### Brief
Below are some records. Output the lines from the first one through the line that holds "number; s: number;", exactly as written, with no pictures.

_____

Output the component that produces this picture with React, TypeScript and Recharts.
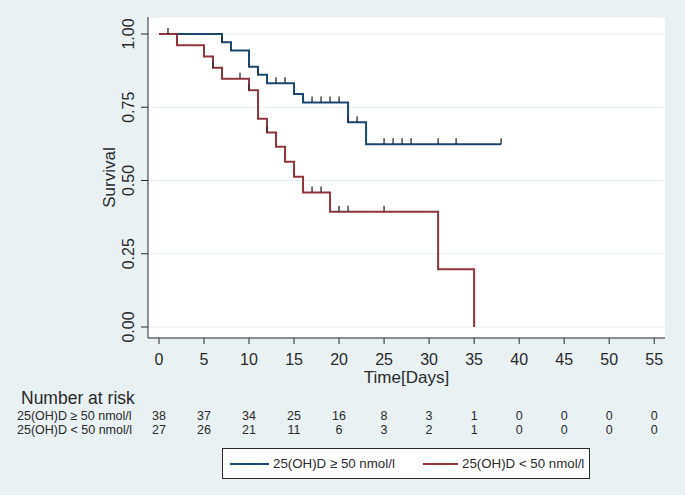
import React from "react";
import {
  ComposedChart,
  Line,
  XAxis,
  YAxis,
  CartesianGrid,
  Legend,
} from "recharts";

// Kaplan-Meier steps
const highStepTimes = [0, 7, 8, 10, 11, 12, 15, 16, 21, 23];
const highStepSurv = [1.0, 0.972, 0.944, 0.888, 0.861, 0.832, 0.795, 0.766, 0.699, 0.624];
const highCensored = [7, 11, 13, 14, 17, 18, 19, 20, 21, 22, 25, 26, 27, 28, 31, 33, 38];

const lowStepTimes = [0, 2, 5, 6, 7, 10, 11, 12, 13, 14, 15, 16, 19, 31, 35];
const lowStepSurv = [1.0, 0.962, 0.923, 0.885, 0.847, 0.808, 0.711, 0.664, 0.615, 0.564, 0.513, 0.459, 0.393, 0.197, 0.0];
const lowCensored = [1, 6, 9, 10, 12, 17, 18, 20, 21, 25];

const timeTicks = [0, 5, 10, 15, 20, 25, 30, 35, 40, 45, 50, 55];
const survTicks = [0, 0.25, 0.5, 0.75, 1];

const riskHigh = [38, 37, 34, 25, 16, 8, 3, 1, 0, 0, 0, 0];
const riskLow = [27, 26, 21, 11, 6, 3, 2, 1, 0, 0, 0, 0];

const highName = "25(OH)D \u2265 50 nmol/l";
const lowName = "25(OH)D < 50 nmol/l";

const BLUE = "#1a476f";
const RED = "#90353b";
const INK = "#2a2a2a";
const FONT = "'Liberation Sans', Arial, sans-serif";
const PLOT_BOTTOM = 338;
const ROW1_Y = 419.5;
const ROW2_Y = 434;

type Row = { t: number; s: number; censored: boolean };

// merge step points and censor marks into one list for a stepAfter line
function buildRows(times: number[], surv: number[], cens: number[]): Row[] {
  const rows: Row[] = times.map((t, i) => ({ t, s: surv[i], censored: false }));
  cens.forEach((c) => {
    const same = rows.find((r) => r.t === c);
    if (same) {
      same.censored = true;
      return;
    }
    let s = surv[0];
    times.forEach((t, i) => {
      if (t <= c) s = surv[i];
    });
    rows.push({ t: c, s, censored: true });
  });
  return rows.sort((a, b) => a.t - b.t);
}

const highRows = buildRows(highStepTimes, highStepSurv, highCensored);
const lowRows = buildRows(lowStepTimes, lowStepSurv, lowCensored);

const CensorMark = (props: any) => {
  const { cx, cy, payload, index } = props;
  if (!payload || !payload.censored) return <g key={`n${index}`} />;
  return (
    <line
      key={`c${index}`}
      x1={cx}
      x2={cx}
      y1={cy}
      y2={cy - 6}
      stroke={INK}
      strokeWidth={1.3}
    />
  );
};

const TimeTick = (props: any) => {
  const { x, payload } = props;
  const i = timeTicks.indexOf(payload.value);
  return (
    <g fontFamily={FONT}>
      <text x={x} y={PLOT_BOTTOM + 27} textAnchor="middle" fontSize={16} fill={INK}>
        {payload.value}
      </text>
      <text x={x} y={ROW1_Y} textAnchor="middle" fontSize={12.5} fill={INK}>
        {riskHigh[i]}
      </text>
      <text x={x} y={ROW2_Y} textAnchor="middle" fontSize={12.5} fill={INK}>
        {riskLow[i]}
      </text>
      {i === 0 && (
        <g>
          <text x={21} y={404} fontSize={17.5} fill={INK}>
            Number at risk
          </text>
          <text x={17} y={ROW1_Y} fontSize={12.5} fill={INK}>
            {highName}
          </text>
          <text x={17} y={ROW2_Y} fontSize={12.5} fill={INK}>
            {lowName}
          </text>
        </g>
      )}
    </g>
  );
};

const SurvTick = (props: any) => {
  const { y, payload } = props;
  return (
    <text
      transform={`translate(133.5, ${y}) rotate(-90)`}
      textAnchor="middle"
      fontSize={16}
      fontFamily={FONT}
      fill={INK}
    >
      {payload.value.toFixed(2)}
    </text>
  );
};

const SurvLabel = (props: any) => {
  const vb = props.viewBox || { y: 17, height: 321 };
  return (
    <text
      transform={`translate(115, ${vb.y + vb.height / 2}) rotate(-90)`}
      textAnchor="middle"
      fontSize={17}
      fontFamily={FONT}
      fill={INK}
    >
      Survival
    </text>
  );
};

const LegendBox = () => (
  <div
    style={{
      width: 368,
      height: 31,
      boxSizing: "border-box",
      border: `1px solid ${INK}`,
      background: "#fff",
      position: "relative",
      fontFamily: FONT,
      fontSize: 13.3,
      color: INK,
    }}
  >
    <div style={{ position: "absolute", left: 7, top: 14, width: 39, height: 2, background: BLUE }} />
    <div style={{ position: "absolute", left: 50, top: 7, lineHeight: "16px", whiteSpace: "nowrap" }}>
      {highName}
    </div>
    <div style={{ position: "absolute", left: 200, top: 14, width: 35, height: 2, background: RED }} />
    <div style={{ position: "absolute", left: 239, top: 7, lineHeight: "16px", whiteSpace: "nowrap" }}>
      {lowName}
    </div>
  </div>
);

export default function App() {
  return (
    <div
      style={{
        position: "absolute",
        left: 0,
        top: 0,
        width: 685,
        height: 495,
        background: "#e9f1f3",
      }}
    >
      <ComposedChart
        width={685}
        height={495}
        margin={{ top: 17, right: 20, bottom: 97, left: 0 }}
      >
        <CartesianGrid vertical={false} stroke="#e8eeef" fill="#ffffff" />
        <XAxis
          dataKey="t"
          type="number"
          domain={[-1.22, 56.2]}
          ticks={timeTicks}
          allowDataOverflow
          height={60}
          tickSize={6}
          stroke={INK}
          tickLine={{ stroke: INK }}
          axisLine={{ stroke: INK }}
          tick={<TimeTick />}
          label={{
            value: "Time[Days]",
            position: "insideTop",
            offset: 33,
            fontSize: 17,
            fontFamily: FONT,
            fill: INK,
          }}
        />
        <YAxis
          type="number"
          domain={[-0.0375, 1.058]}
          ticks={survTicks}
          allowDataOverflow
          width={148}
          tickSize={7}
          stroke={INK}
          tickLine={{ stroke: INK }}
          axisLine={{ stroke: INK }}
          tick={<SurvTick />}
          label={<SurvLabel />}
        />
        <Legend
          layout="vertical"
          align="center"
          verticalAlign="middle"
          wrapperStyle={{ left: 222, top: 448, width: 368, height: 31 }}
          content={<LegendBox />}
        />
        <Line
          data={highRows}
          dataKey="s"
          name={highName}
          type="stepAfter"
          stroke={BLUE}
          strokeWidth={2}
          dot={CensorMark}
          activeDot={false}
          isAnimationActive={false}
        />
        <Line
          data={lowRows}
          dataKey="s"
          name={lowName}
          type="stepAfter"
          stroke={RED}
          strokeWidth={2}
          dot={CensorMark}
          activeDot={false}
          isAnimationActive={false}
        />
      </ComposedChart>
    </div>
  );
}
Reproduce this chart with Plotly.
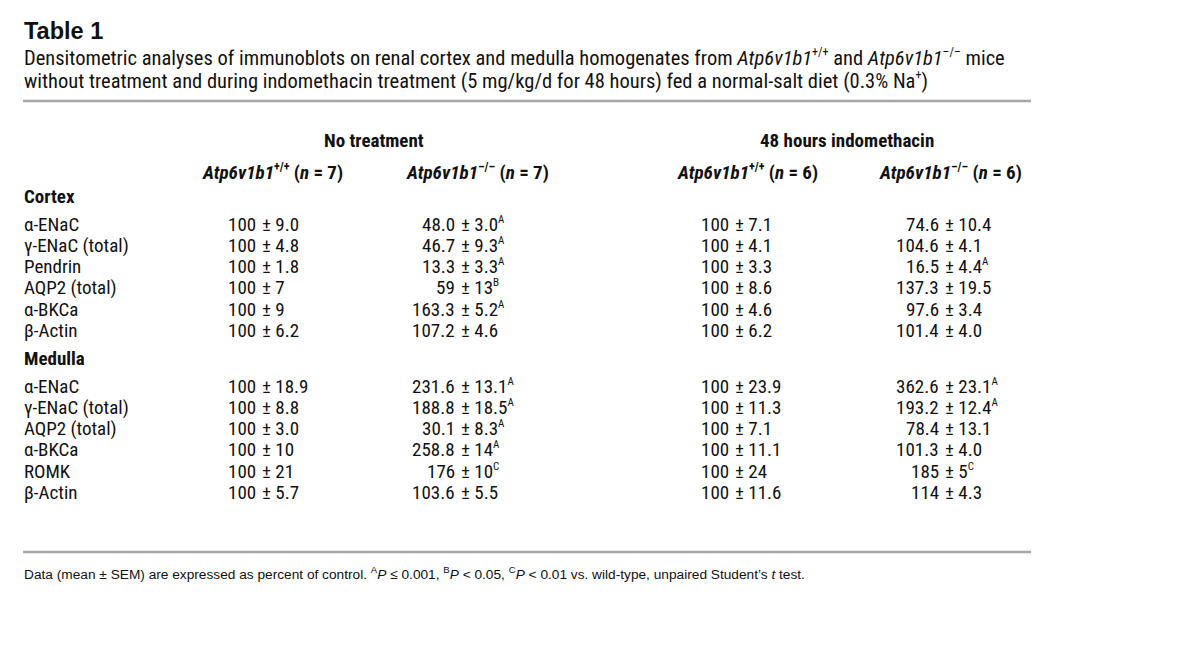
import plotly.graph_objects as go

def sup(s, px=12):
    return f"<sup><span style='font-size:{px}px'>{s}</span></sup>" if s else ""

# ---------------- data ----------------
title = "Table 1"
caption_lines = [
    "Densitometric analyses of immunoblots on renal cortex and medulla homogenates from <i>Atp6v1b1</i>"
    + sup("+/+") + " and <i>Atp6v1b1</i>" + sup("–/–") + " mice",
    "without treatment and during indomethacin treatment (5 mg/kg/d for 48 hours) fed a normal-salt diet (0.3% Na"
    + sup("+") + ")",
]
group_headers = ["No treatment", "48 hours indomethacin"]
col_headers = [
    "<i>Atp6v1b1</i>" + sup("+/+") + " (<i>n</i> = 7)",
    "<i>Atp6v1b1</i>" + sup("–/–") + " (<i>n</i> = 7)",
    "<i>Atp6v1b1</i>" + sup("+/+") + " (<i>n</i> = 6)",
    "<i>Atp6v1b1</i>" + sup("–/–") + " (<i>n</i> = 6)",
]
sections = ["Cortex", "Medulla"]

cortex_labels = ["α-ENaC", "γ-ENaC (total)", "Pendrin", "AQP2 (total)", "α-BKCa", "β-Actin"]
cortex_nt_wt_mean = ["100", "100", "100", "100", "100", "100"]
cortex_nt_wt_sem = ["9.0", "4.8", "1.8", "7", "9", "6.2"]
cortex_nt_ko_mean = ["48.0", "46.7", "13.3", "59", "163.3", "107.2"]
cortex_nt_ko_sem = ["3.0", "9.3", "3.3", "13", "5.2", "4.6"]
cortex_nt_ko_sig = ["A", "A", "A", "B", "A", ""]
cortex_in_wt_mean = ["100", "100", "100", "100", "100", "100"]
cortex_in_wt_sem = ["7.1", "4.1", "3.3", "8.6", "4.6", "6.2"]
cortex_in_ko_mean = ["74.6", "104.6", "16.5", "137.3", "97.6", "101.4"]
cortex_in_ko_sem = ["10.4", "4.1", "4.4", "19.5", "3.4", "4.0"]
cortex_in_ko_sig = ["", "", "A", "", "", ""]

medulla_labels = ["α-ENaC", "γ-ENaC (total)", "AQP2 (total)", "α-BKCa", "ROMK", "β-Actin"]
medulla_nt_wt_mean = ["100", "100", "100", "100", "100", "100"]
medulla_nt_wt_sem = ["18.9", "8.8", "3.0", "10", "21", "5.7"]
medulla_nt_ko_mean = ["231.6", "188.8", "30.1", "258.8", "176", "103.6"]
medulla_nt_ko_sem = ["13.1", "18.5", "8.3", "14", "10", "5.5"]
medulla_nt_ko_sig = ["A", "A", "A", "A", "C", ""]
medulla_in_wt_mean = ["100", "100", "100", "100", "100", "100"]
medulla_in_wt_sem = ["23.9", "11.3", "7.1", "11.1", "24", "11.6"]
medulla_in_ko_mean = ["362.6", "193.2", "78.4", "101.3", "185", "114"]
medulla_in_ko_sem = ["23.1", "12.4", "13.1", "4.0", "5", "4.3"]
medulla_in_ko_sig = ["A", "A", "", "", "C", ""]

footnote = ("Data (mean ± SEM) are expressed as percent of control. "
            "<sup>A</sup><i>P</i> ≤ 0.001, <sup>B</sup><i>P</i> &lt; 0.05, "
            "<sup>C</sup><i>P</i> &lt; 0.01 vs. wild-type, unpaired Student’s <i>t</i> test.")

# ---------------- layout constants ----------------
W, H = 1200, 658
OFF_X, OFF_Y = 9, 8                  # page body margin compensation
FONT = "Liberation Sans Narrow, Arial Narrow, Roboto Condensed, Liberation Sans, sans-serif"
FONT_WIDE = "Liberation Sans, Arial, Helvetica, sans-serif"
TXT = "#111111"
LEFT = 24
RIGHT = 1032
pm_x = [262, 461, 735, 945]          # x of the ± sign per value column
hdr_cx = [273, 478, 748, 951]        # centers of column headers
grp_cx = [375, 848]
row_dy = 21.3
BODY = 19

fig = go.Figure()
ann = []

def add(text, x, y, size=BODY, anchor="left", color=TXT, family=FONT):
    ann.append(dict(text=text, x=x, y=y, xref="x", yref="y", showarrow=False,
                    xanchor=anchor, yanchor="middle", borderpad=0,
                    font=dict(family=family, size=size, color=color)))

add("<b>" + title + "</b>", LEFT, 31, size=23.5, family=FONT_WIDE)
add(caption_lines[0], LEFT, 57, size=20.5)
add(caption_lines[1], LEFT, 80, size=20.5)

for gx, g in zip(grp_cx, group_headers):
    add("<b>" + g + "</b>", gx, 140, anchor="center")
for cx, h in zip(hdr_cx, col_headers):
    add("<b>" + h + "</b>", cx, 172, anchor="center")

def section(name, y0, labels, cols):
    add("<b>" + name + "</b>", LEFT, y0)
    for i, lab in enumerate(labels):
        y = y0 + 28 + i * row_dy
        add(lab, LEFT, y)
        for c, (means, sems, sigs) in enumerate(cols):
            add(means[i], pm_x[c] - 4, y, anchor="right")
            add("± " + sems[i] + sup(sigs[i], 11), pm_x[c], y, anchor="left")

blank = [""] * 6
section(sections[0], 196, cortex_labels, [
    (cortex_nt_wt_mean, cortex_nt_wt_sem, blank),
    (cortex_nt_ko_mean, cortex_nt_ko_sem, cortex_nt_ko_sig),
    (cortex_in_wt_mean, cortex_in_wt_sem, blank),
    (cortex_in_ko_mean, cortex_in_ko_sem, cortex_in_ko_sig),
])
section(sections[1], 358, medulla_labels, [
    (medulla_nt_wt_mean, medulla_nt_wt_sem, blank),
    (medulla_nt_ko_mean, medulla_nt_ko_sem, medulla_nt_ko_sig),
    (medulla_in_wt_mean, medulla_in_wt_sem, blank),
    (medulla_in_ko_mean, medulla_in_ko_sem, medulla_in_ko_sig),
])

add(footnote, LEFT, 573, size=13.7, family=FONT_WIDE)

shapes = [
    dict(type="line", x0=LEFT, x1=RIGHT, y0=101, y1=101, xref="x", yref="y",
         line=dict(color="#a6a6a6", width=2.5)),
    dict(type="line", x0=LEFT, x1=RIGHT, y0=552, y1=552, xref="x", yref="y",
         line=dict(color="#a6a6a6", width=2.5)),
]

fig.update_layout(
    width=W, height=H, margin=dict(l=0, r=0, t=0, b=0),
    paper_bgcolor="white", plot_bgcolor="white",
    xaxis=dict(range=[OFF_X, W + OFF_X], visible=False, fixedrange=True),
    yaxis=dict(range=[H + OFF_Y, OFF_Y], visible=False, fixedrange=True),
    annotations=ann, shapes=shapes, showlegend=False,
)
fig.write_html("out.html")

_____

### Answer to the exercise
Output the component that produces this picture with React, TypeScript and Recharts.
import React from "react";
import {
  ComposedChart,
  Line,
  XAxis,
  YAxis,
  CartesianGrid,
  Legend,
} from "recharts";

// Kaplan-Meier steps
const highStepTimes = [0, 7, 8, 10, 11, 12, 15, 16, 21, 23];
const highStepSurv = [1.0, 0.972, 0.944, 0.888, 0.861, 0.832, 0.795, 0.766, 0.699, 0.624];
const highCensored = [7, 11, 13, 14, 17, 18, 19, 20, 21, 22, 25, 26, 27, 28, 31, 33, 38];

const lowStepTimes = [0, 2, 5, 6, 7, 10, 11, 12, 13, 14, 15, 16, 19, 31, 35];
const lowStepSurv = [1.0, 0.962, 0.923, 0.885, 0.847, 0.808, 0.711, 0.664, 0.615, 0.564, 0.513, 0.459, 0.393, 0.197, 0.0];
const lowCensored = [1, 6, 9, 10, 12, 17, 18, 20, 21, 25];

const timeTicks = [0, 5, 10, 15, 20, 25, 30, 35, 40, 45, 50, 55];
const survTicks = [0, 0.25, 0.5, 0.75, 1];

const riskHigh = [38, 37, 34, 25, 16, 8, 3, 1, 0, 0, 0, 0];
const riskLow = [27, 26, 21, 11, 6, 3, 2, 1, 0, 0, 0, 0];

const highName = "25(OH)D \u2265 50 nmol/l";
const lowName = "25(OH)D < 50 nmol/l";

const BLUE = "#1a476f";
const RED = "#90353b";
const INK = "#2a2a2a";
const FONT = "'Liberation Sans', Arial, sans-serif";
const PLOT_BOTTOM = 338;
const ROW1_Y = 419.5;
const ROW2_Y = 434;

type Row = { t: number; s: number; censored: boolean };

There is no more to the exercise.